Evaluation: you are currently evaluating your lesson to to assess whether or not it needs updating, scoping how much of the education needs to be updated and prioritizing the update. 

In Progress of Updating: you’ve reviewed the lesson and have determined that it needs an update, so you are in the planning phase and making updates. 

Up to date: the lesson needs no updates at this time. 

Sunset: you have determined that this lesson should not be updated and/or replaced. Keep in mind, we don’t do redirects for depreciated lessons. Ideally, we replace, rename, and adjust content and not sunset or delete something. 

Backlogged: you’ve determined that the content needs to be updated but you’re unable to update the content at this time and it’s not a top priority. 


Product 

Include a list of all products and features. Use this as a way to tag all of the products and features that appear or are referenced within the lesson. 

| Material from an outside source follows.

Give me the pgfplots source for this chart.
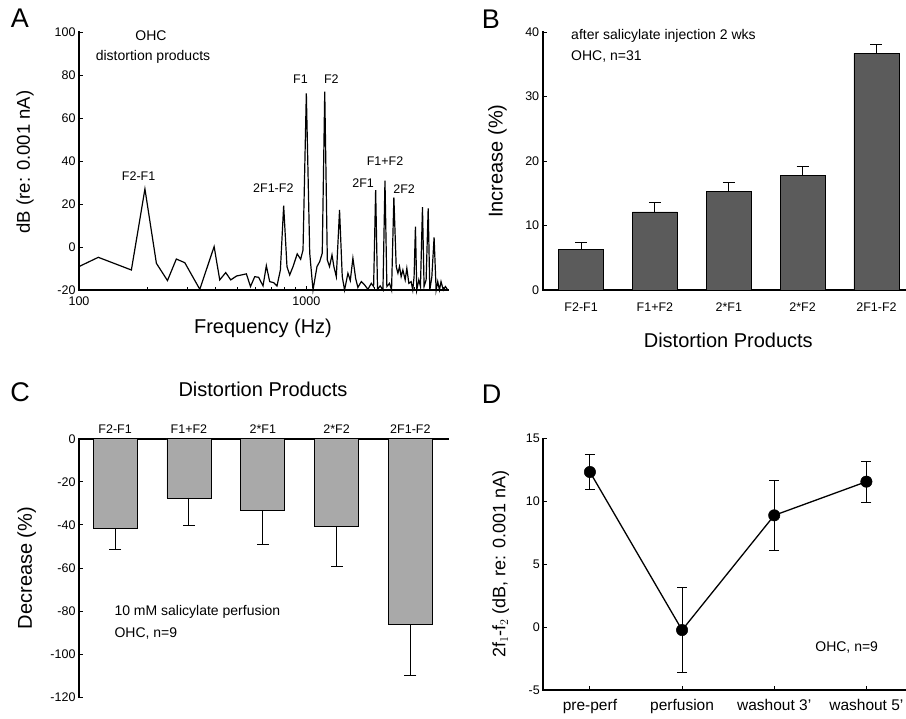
\documentclass[border=0pt]{standalone}
\usepackage{pgfplots}
\pgfplotsset{compat=1.18}
\usepackage{fontspec}
\setmainfont{Liberation Sans}
\definecolor{bardark}{HTML}{5B5B5B}
\definecolor{barlight}{HTML}{A9A9A9}
\newcommand\fs[1]{\fontsize{#1}{#1}\selectfont}
\pgfplotsset{
  panel/.style={scale only axis, anchor=south west,
    axis line style={line width=1.8pt, line cap=rect},
    every tick/.style={black, line width=0.9pt},
    tick align=inside, major tick length=4pt, minor tick length=3pt,
    tick label style={font=\fs{12.5}},
    /pgf/number format/assume math mode=true,
    clip=false,
  },
}
\begin{document}
\begin{tikzpicture}[x=1pt,y=1pt]
\path[use as bounding box] (0pt,0pt) rectangle (906pt,-719pt);

% ---------------- Panel A
\begin{axis}[panel, at={(79pt,-290pt)}, width=369pt, height=258pt,
  xmode=log, xmin=100, xmax=4200, ymin=-20, ymax=100,
  axis x line*=bottom, axis y line*=left,
  xtick={100,1000}, xticklabels={100,1000},
  xticklabel style={yshift=-3pt},
  minor xtick={200,300,400,500,600,700,800,900,2000,3000,4000},
  ytick={-20,0,20,40,60,80,100}]
\addplot[black, line width=1.2pt] table {
x y
100 -9.1
121.6 -4.8
170 -10.7
195 27
219 -7.6
245 -15.6
268 -5.6
292 -7.3
340 -19.7
393 0.2
416 -15.3
442 -11.9
465 -15.3
493 -13.5
545 -12.5
568 -18.4
593 -13.8
617 -14.1
645 -18.1
667 -8.7
690 -16.1
719 -16.6
743 -18.1
769 -10.7
795 19.2
822 -9.1
845 -13
874 -9.1
912 -3.2
944 -5.7
967 -1.4
1000 71.5
1035 -2.9
1070 -20
1114 -9.1
1145 -6.8
1175 -2.9
1205 72.3
1237 -6
1265 -9.1
1297 -3.7
1322 -9.1
1355 -13.8
1400 17.2
1439 -13.8
1473 -20
1524 -12.2
1561 -15.6
1603 -5.2
1648 -14.6
1686 -18.8
1745 -16.1
1803 -17.6
1866 -19.7
1931 -16.9
1977 -18.4
2018 26.5
2057 -19.7
2113 -18.1
2173 -20
2218 30.9
2261 -18.4
2323 -16.9
2371 -20
2427 23.1
2485 -9.1
2529 -12.2
2570 -9.1
2613 -13.8
2659 -10.7
2722 -15.3
2768 -9.9
2825 -16.9
2891 -16.1
2939 -20
2979 -13.8
3020 9.5
3061 -20
3125 -15.3
3177 -18.4
3243 18.5
3296 -18.4
3365 -15.3
3436 18
3493 -20
3566 -13.8
3648 4.5
3724 -20
3785 -16.1
3852 -20
3914 -16.1
4005 -20
4090 -18.4
4190 -20
};
\node[font=\fs{12.5}] at (axis cs:183,33) {F2-F1};
\node[font=\fs{12.5}] at (axis cs:716,27.4) {2F1-F2};
\node[font=\fs{12.5}] at (axis cs:942,78.1) {F1};
\node[font=\fs{12.5}] at (axis cs:1288,78.1) {F2};
\node[font=\fs{12.5}] at (axis cs:2220,40) {F1+F2};
\node[font=\fs{12.5}] at (axis cs:1778,29.8) {2F1};
\node[font=\fs{12.5}] at (axis cs:2693,27) {2F2};
\end{axis}
\node[font=\fs{27}] at (20pt,-18pt) {A};
\node[font=\fs{18.5}, rotate=90] at (25pt,-162pt) {dB (re: 0.001 nA)};
\node[font=\fs{20}] at (263pt,-328pt) {Frequency (Hz)};
\node[font=\fs{14}] at (151pt,-36pt) {OHC};
\node[font=\fs{14}] at (153pt,-56.7pt) {distortion products};

% ---------------- Panel B
\begin{axis}[panel, at={(542.7pt,-290pt)}, width=363.3pt, height=258pt,
  xmin=-0.52, xmax=4.4, ymin=0, ymax=40,
  axis x line*=bottom, axis y line*=left,
  xtick={0,1,2,3,4}, xticklabels={F2-F1,F1+F2,2*F1,2*F2,2F1-F2},
  x tick style={draw=none}, xticklabel style={yshift=-9pt},
  ytick={0,10,20,30,40}]
\addplot[ybar, bar width=45pt, fill=bardark, draw=black, line width=0.8pt,
  error bars/.cd, y dir=plus, y explicit,
  error bar style={line width=1pt, black},
  error mark options={rotate=90, mark size=6pt, line width=1pt, black}]
  coordinates {(0,6.3) +- (0,1.05) (1,12.1) +- (0,1.4) (2,15.3) +- (0,1.4) (3,17.7) +- (0,1.4) (4,36.7) +- (0,1.35)};
\end{axis}
\node[font=\fs{27}] at (491pt,-19pt) {B};
\node[font=\fs{20}, rotate=90] at (497.5pt,-161pt) {Increase (\%)};
\node[font=\fs{20}] at (728.3pt,-340.8pt) {Distortion Products};
\node[font=\fs{14}, anchor=west] at (567.7pt,-36pt) {after salicylate injection 2 wks};
\node[font=\fs{14}, anchor=west] at (567.7pt,-56.7pt) {OHC, n=31};

% ---------------- Panel C
\begin{axis}[panel, at={(79pt,-697.3pt)}, width=369pt, height=258.6pt,
  xmin=-0.49, xmax=4.51, ymin=-120, ymax=0,
  axis x line*=top, axis y line*=left, xticklabel pos=top,
  xtick={0,1,2,3,4}, xticklabels={F2-F1,F1+F2,2*F1,2*F2,2F1-F2},
  x tick style={draw=none}, xticklabel style={yshift=2pt},
  ytick={-120,-100,-80,-60,-40,-20,0}]
\addplot[ybar, bar width=44pt, fill=barlight, draw=black, line width=0.8pt,
  error bars/.cd, y dir=minus, y explicit,
  error bar style={line width=1pt, black},
  error mark options={rotate=90, mark size=6pt, line width=1pt, black}]
  coordinates {(0,-41.6) +- (0,9.7) (1,-27.5) +- (0,12.9) (2,-33.4) +- (0,15.9) (3,-40.7) +- (0,18.4) (4,-86) +- (0,23.8)};
\end{axis}
\node[font=\fs{27}] at (20pt,-392.5pt) {C};
\node[font=\fs{20}] at (263pt,-389.5pt) {Distortion Products};
\node[font=\fs{20}, rotate=90] at (26.7pt,-568pt) {Decrease (\%)};
\node[font=\fs{14}, anchor=west] at (111pt,-612.3pt) {10 mM salicylate perfusion};
\node[font=\fs{14}, anchor=west] at (111pt,-634pt) {OHC, n=9};

% ---------------- Panel D
\begin{axis}[panel, at={(543.3pt,-690pt)}, width=362.7pt, height=251.3pt,
  xmin=-0.506, xmax=3.43, ymin=-5, ymax=15,
  axis x line*=bottom, axis y line*=left,
  xtick={0,1,2,3}, xticklabels={pre-perf,perfusion,washout 3',washout 5'},
  xticklabel style={font=\fs{15.5}, yshift=-6pt},
  ytick={-5,0,5,10,15}]
\addplot[black, line width=1.3pt, mark=*, mark size=5.7pt, mark options={fill=black, line width=0.5pt},
  error bars/.cd, y dir=both, y explicit,
  error bar style={line width=1pt, black},
  error mark options={rotate=90, mark size=5pt, line width=1pt, black}]
  coordinates {(0,12.35) +- (0,1.37) (1,-0.23) +- (0,3.37) (2,8.9) +- (0,2.76) (3,11.58) +- (0,1.62)};
\end{axis}
\node[font=\fs{27}] at (491.7pt,-394pt) {D};
\node[font=\fs{18}, rotate=90] at (500.8pt,-564.2pt) {2f$_1$-f$_2$ (dB, re: 0.001 nA)};
\node[font=\fs{14}] at (846.7pt,-647.3pt) {OHC, n=9};
\end{tikzpicture}
\end{document}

 These tags will help flag content that’s impacted when a product or feature changes. 

You can select multiple products and features.  


Topic/Theme

This field is linked to the topic/theme table primary key (topic/theme) and will be able to pull from the list of topics or themes.  Use this as a way to tag all of the topics and themes that appear or are referenced within the lesson. 

These tags will help understand the content coverage has for different topics and flag content that’s impacted when the industry, topics, or definitions evolve and change. 


Last Update

List the date that the lesson was last updated. This can be for any part of the lesson. 


Review Stage

This field should communicate the different stages that the update is in based on if education is getting reviewed or updated. 

Pending review: If something is marked with “pending review”, it’s waiting for a owner to be assigned and to tag the associated products. 

In review: This is used for when the necessary lessons are getting reviewed and determining if the content requires an update. 

Complete: This is for when the listed update AND content updates are considered complete.

No update: If no content needs to be modified based off of listed update.